In Anton Chekhov's great play, "The Seagull," the ingénue Nina is in love with art. When we meet her, she is in thrall with artistic expression as the finest of human endeavors; as that which makes us most human. She believes that the artist, in exalting the contours of humanity, becomes necessarily an exalted human. In mistaking the art for the artist, Nina falls in love and runs off with the gifted but utterly self-absorbed Trigorin whose very nature renders him incapable of reciprocity. He takes what she, without restriction, offers. And when he has had his fill, he moves on. She is left abject, with a sick son who dies young, and a flailing career performing mediocre melodramas with a roving ensemble. Years later, the troupe finds its way back to the "scene of the crime", and Nina reunites with Konstantin, who had loved her in their youth, and whose own heart was broken when she fled with Trigorin. In a monologue which many have mistaken as the ravings of a broken mind and heart, Nina tells Konstantin of all that has befallen her. She tells him that she not only accepts that the dreams of her youth have been shattered, but has come to prefer undecorated reality versus fantasy. Because the nature of living is to suffer and to endure, and that freedom and fulfillment of our individual humanity lies in realizing and accepting that fact; in finding sustenance in what remains. Nina refers to herself by saying; "I am a Seagull".

By the way, Chekhov considered this play to be a comedy. Because the protagonist learned the truth and how to live within it. Which was his definition of happiness. As good a definition as I can imagine.

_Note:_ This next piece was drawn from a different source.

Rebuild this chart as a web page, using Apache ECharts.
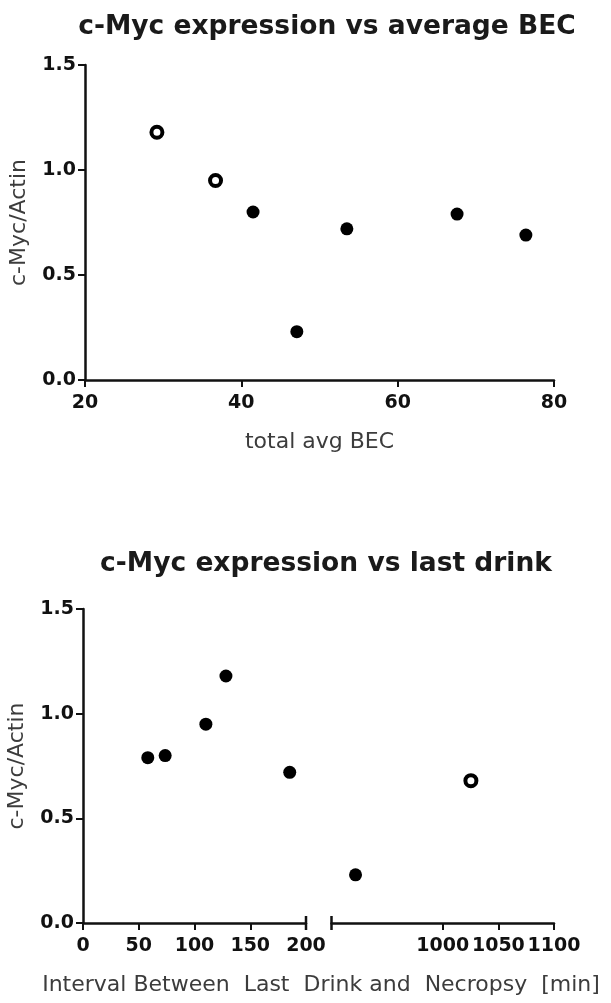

When I descended the steep driveway of our Brentwood house for the last time, the Pop Radio station I was absent-mindedly tuned to, suddenly played a song that I had barely remembered from back when I was 20. It was a song about love ending and moving on despite it all, and the various stuff that Pop Songs are made of. But this one zapped through the radio like a signal from the Universe directly to me. It was over; the dreams of my youth which I had poured into this marriage, this child, this family, this very house. My only child is disabled and always will be. The trust I placed in our marriage vows was misplaced. These are facts. These are truths. And as I drove away down the long, winding canyon road, I began to live within them.